All the above deaths followed a familiar pattern. A woman killed by a man she knows, invariably in their own home.
Today’s remembrance is very different – we remember Suzie Morl, a trans woman from Manchester who a man and a woman murdered.
All lives are of equal value and while some “feminist” remembrance websites refuse to accept trans women – we most certainly do not.
So I repeat – all lives are equal.
Further, a woman is rarely implicated in the death of another human being. This is not the case today – this indeed is a “one-off” story that does not share the usual patterns that I see and write about.
Suzie Morl was a trans woman who Tracy Hurrell befriended after falling out with her partner David Hardman. Both Hurrell and Hardman were drug addicts who lived sordid lives. Over a period of months, Hurrell started to re-form her relationship with Hardman, and the two plotted together to bully Suzie and steal her money so to fund their addiction habits. Then, one day in July 2011, exactly ten years ago – Suzie was murdered in Hardman’s flat, her body dumped in a suitcase.
And there, she was left.
A few weeks later, the police visited a neighbouring flat and noticed a horrific smell coming from Hardman’s home. The flat owner confirmed that Hurrell had told them there was a dead woman in Hardman’s flat, and on investigation, they found Suzie’s body – it was rotting, swarming in flies and maggots.
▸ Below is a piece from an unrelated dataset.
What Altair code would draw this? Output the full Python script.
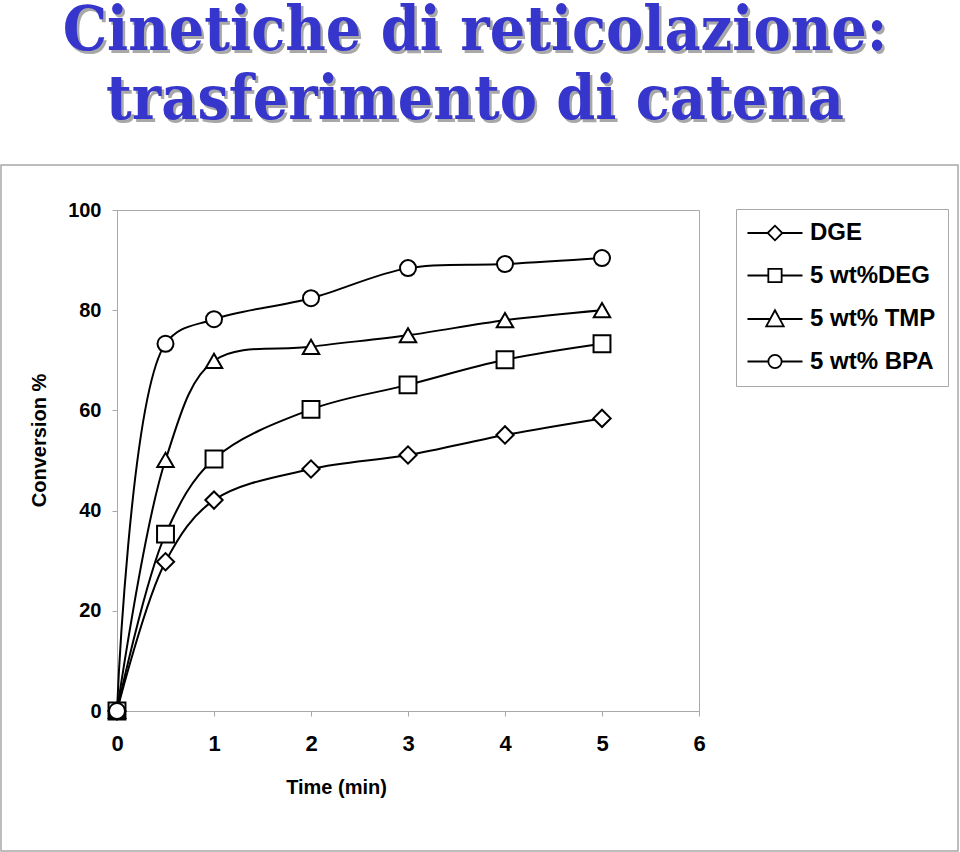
import altair as alt
import pandas as pd

# ---- data ----
time_min = [0, 0.5, 1, 2, 3, 4, 5]
series_names = ["DGE", "5 wt%DEG", "5 wt% TMP", "5 wt% BPA"]
dge = [0, 29.8, 42.1, 48.3, 51.1, 55.1, 58.4]
deg = [0, 35.3, 50.3, 60.2, 65.1, 70.1, 73.3]
tmp = [0, 50.1, 69.9, 72.7, 75.0, 78.0, 80.0]
bpa = [0, 73.3, 78.2, 82.4, 88.4, 89.2, 90.4]
x_ticks = [0, 1, 2, 3, 4, 5, 6]
y_ticks = [0, 20, 40, 60, 80, 100]
title_lines = ["Cinetiche di reticolazione:", "trasferimento di catena"]

rows = []
for name, vals in zip(series_names, [dge, deg, tmp, bpa]):
    for t, v in zip(time_min, vals):
        rows.append({"Time": t, "Conversion": v, "Series": name})
df = pd.DataFrame(rows)

W, H = 582, 501
PL, PT = 117, 210
SANS = "Liberation Sans"
GRAY = "#a8a8a8"

x_enc = alt.X(
    "Time:Q",
    scale=alt.Scale(domain=[0, 6], nice=False, zero=False),
    axis=alt.Axis(
        values=x_ticks, title="Time (min)", grid=False, format="d", labelFlush=False,
        labelFont=SANS, labelFontSize=22, labelFontWeight="bold", labelColor="black",
        labelPadding=17, tickSize=5, tickColor=GRAY, domainColor=GRAY,
        titleFont=SANS, titleFontSize=20, titleFontWeight="bold", titleColor="black",
        titleX=219, titleY=82, titleBaseline="alphabetic", titleAlign="center",
    ),
)
y_enc = alt.Y(
    "Conversion:Q",
    scale=alt.Scale(domain=[0, 100], nice=False),
    axis=alt.Axis(
        values=y_ticks, title="Conversion %", grid=False, labelFlush=False,
        labelFont=SANS, labelFontSize=20, labelFontWeight="bold", labelColor="black",
        labelPadding=11, tickSize=5, tickColor=GRAY, domainColor=GRAY,
        titleFont=SANS, titleFontSize=20, titleFontWeight="bold", titleColor="black",
        titleX=-72, titleY=230, titleAngle=-90, titleBaseline="alphabetic", titleAlign="center",
    ),
)

frame = alt.Chart(pd.DataFrame({"k": [0]})).mark_rect(
    fillOpacity=0, stroke=GRAY, strokeWidth=1.5
).encode(
    x=alt.value(-PL + 1), x2=alt.value(958 - PL), y=alt.value(165 - PT), y2=alt.value(851 - PT)
)

TITLE_FONT = "DejaVu Serif Condensed"
title_df = pd.DataFrame({"t": ["\n".join(title_lines)]})
title_shadow = alt.Chart(title_df).mark_text(
    font=TITLE_FONT, fontSize=62, fontWeight="bold", color="#a8a8a8",
    align="center", baseline="alphabetic", lineBreak="\n", lineHeight=69,
).encode(text="t:N", x=alt.value(475 - PL + 2.5), y=alt.value(50 - PT + 2.5))
title_main = alt.Chart(title_df).mark_text(
    font=TITLE_FONT, fontSize=62, fontWeight="bold", color="#3636CC",
    align="center", baseline="alphabetic", lineBreak="\n", lineHeight=69,
).encode(text="t:N", x=alt.value(475 - PL), y=alt.value(50 - PT))

lines = alt.Chart(df).mark_line(
    interpolate="catmull-rom", color="black", strokeWidth=2
).encode(x=x_enc, y=y_enc, detail="Series:N")

points = alt.Chart(df).mark_point(
    filled=True, fill="white", stroke="black", strokeWidth=2, opacity=1
).encode(
    x=x_enc, y=y_enc,
    shape=alt.Shape("Series:N", scale=alt.Scale(domain=series_names,
                    range=["diamond", "square", "triangle-up", "circle"]), legend=None),
    size=alt.Size("Series:O", scale=alt.Scale(domain=series_names,
                  range=[300, 256, 380, 220]), legend=None),
)

# legend glyphs: a short line with the marker in its middle (unit = 7 px)
legend_paths = [
    "M-1.79,0H1.09M3.19,0H6.07M1.09,0L2.14,-1.05L3.19,0L2.14,1.05Z",
    "M-1.79,0H1.19M3.09,0H6.07M1.19,-0.95H3.09V0.95H1.19Z",
    "M-1.79,0H1.54M2.74,0H6.07M2.14,-1.25L3.39,1.05L0.89,1.05Z",
    "M-1.79,0H1.19M3.09,0H6.07M1.19,0A0.95,0.95 0 1,0 3.09,0A0.95,0.95 0 1,0 1.19,0Z",
]
legend_layer = alt.Chart(df).transform_filter("false").mark_point(
    filled=False, color="black", strokeWidth=1.8, opacity=1, size=196
).encode(
    x=x_enc, y=y_enc,
    shape=alt.Shape("Series:N", scale=alt.Scale(domain=series_names, range=legend_paths),
                    legend=alt.Legend(
                        title=None, orient="none", legendX=736 - PL, legendY=209 - PT,
                        labelFont=SANS, labelFontSize=24, labelFontWeight="bold", labelColor="black",
                        labelOffset=38, symbolSize=196, symbolStrokeWidth=1.8,
                        symbolStrokeColor="black",
                        rowPadding=18.5, padding=12, strokeColor=GRAY, fillColor="white",
                        labelLimit=300,
                    )),
)

chart = alt.layer(frame, title_shadow, title_main, lines, points, legend_layer).resolve_scale(
    shape="independent", size="independent"
).properties(
    width=W, height=H,
    padding={"left": PL, "top": PT, "right": 960 - PL - W, "bottom": 852 - PT - H},
    autosize=alt.AutoSizeParams(type="none"),
    background="white",
).configure_view(stroke=GRAY, strokeWidth=1)

chart.save("out.html", embed_options={"renderer": "svg", "actions": False})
Both Hardman and Hurrell were charged and subsequently found guilty of murder – given life sentences.
The BBC reported this:
Senior investigating officer Andy Tattersall said: “Hurrell and Hardman were both dependent on alcohol and drugs and went to desperate lengths to obtain cash to fund their habits. This is reflected in the theft of benefits before and after they killed Suzie”.
“Each blames the other for what happened and both have fabricated different stories so we might never know exactly what happened and why”.
“What we do know is that from start to finish, they worked together.”
He added that Suzie “was a popular member of the community who was in the process of re-contacting her siblings when she was murdered. Sadly they never got the opportunity to reunite, but I hope they find comfort in today’s sentencing.”
But this is not quite the end.
I often get pretty upset and emotional when researching these stories. Invariably I see the typical pattern of male abuse and police failure.
This story is different in circumstance but also in the language used by the media outlets when reporting this horrific case.
In the last ten years, perhaps in some respects, we have taken a step forward.